CAMP SWIFT, Texas — A largely rural area, Bastrop and Elgin were known for their cotton farms and peanut crops when World War II began in 1941.
Virtually overnight, Bastrop County became one of the most important training camps for the U.S. Army. Construction on Camp Swift began in 1941 on 56,000 acres north of the city of Bastrop. As many as 300,000 soldiers would train there before the war ended.
But it was its role as a prisoner of war camp that might surprise you.
As U.S. troops captured German soldiers on the battlefront, as many as 10,000 POWs were sent to Camp Swift, where they would remain during the duration of the war. Many were recruited to work on local farms and paid about 80 cents a day for their work.
More than 50,000 German war prisoners were sent to military camps that were scattered across Texas.
“The Geneva Convention states that the prisoners that were here, which were noncommissioned officers and enlisted men, could work on non-war-related projects, which meant that they could work in the agricultural fields or the lumber industry or the rice fields,“ Texas A&M University professor Michael Waters said in a 2015 video interview with the Texas Historical Commission.
Heino Erichsen, a former POW who returned to Texas after the war and became a U.S. citizen, recalled in the same interview that, “Morning wake up was probably around 7 [a.m.] and probably breakfast.

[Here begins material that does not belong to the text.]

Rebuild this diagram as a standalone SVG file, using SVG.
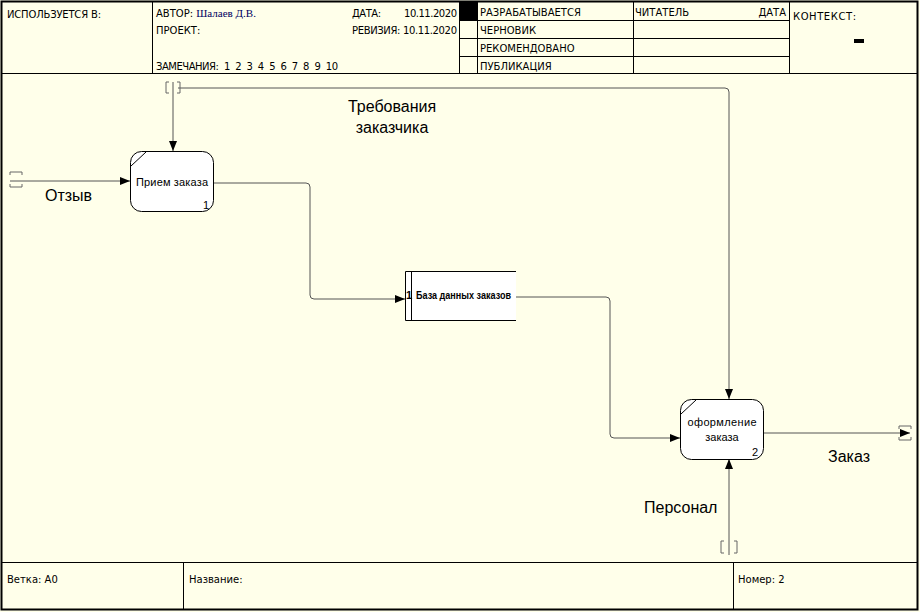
<svg xmlns="http://www.w3.org/2000/svg" width="920" height="612" viewBox="0 0 920 612">
<defs>
<style>
.hd{font-family:"DejaVu Sans","Liberation Sans",sans-serif;font-size:10px;fill:#000}
.lbl{font-family:"Liberation Sans",Arial,sans-serif;font-size:16px;fill:#000}
.bx{font-family:"Liberation Sans",Arial,sans-serif;font-size:11px;fill:#000}
.fr{fill:none;stroke:#000;stroke-width:1}
.cn{fill:none;stroke:#555;stroke-width:1}
.tn{fill:none;stroke:#666;stroke-width:1}
.node{fill:#fff;stroke:#000;stroke-width:1}
</style>
<marker id="ah" viewBox="0 0 10 8" refX="10" refY="4" markerWidth="10" markerHeight="8" markerUnits="userSpaceOnUse" orient="auto">
<path d="M0,0 L10,4 L0,8 z" fill="#000"/>
</marker>
</defs>
<rect x="0" y="0" width="920" height="612" fill="#FFFFEA"/>
<g id="frame">
<rect x="1.5" y="1.5" width="916" height="608" fill="none" stroke="#000" stroke-width="2"/>
<line class="fr" x1="1" y1="73.5" x2="918" y2="73.5" stroke-width="2"/>
<line class="fr" x1="152.5" y1="1" x2="152.5" y2="73"/>
<line class="fr" x1="459.5" y1="1" x2="459.5" y2="73"/>
<line class="fr" x1="477.5" y1="1" x2="477.5" y2="73"/>
<line class="fr" x1="633.5" y1="1" x2="633.5" y2="73"/>
<line class="fr" x1="789.5" y1="1" x2="789.5" y2="73"/>
<line class="fr" x1="459" y1="20.5" x2="789" y2="20.5"/>
<line class="fr" x1="459" y1="38.5" x2="789" y2="38.5"/>
<line class="fr" x1="459" y1="56.5" x2="789" y2="56.5"/>
<rect x="460" y="2" width="17" height="18" fill="#000"/>
<rect x="854" y="39" width="10" height="4" fill="#000"/>
<text class="hd" x="7" y="18" textLength="94">ИСПОЛЬЗУЕТСЯ В:</text>
<text class="hd" x="156" y="17">АВТОР: <tspan font-family="Liberation Serif,serif" font-size="11" fill="#000060">Шалаев Д.В.</tspan></text>
<text class="hd" x="156" y="34">ПРОЕКТ:</text>
<text class="hd" x="156" y="70" xml:space="preserve" textLength="182">ЗАМЕЧАНИЯ:  1  2  3  4  5  6  7  8  9  10</text>
<text class="hd" x="352" y="17" textLength="29">ДАТА:</text>
<text class="hd" x="404" y="17" textLength="53">10.11.2020</text>
<text class="hd" x="352" y="34" textLength="105">РЕВИЗИЯ: 10.11.2020</text>
<text class="hd" x="480" y="16">РАЗРАБАТЫВАЕТСЯ</text>
<text class="hd" x="480" y="34">ЧЕРНОВИК</text>
<text class="hd" x="480" y="52">РЕКОМЕНДОВАНО</text>
<text class="hd" x="480" y="70">ПУБЛИКАЦИЯ</text>
<text class="hd" x="635" y="16">ЧИТАТЕЛЬ</text>
<text class="hd" x="786" y="16" text-anchor="end">ДАТА</text>
<text class="hd" x="793" y="20" font-size="12" textLength="63">КОНТЕКСТ:</text>
<line class="fr" x1="1" y1="562.5" x2="918" y2="562.5" stroke-width="2"/>
<line class="fr" x1="183.5" y1="562" x2="183.5" y2="609"/>
<line class="fr" x1="733.5" y1="562" x2="733.5" y2="609"/>
<text class="hd" x="7" y="583">Ветка: A0</text>
<text class="hd" x="189" y="583">Название:</text>
<text class="hd" x="738" y="583">Номер: 2</text>
</g>
<g id="connectors">
<path class="cn" d="M173,82 V151" marker-end="url(#ah)"/>
<path class="cn" d="M178,88 H725 Q729,88 729,92 V399" marker-end="url(#ah)"/>
<path class="cn" d="M10,181 H130" marker-end="url(#ah)"/>
<path class="cn" d="M213,183 H306 Q310,183 310,187 V295 Q310,299 314,299 H405" marker-end="url(#ah)"/>
<path class="cn" d="M515,297 H606 Q610,297 610,301 V434 Q610,438 614,438 H680" marker-end="url(#ah)"/>
<path class="cn" d="M763,433 H910" marker-end="url(#ah)"/>
<path class="cn" d="M729,555 V459" marker-end="url(#ah)"/>
<path class="tn" d="M169,82 H166 V93 H169 M177,82 H180 V93 H177"/>
<path class="tn" d="M10,175 V172 H22 V175 M10,184 V187 H22 V184"/>
<path class="tn" d="M899,429 V426 H911 V429 M899,437 V440 H911 V437"/>
<path class="tn" d="M724,541 H721 V553 H724 M734,541 H737 V553 H734"/>
<text class="lbl" x="392" y="112" text-anchor="middle">Требования</text>
<text class="lbl" x="392" y="133" text-anchor="middle">заказчика</text>
<text class="lbl" x="45" y="201">Отзыв</text>
<text class="lbl" x="828" y="462">Заказ</text>
<text class="lbl" x="644" y="513">Персонал</text>
</g>
<g id="node1">
<rect class="node" x="130.5" y="151.5" width="83" height="60" rx="11"/>
<line class="fr" x1="131" y1="166" x2="146" y2="152"/>
<text class="bx" x="172" y="186" text-anchor="middle" textLength="72">Прием заказа</text>
<text class="bx" x="203" y="209">1</text>
</g>
<g id="node2">
<rect class="node" x="680.5" y="399.5" width="83" height="60" rx="11"/>
<line class="fr" x1="681" y1="414" x2="696" y2="400"/>
<text class="bx" x="722" y="426" text-anchor="middle" textLength="69">оформление</text>
<text class="bx" x="722" y="441" text-anchor="middle">заказа</text>
<text class="bx" x="752" y="456">2</text>
</g>
<g id="datastore">
<rect x="405" y="271" width="111" height="50" fill="#fff"/>
<path class="fr" d="M516,271.5 H405.5 V320.5 H516 M411.5,271 V321"/>
<text class="bx" x="406" y="299" font-size="8" font-weight="bold">1</text>
<text class="bx" x="416" y="299" font-size="8" font-weight="bold" textLength="95" lengthAdjust="spacingAndGlyphs">База данных заказов</text>
</g>
</svg>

And of course, we were assigned to work details and eight o'clock trucks picked you up to wherever it was put while working on farms.”
German POWs were offered English classes, created artwork and were allowed to form their own orchestras.
When the war ended, they were returned to their native country – though some, like Erichsen, returned to America and became U.S. citizens.
Today, Camp Swift is not as vast as it was during the war years, but it still plays a vital role as a training center for the Texas National Guard.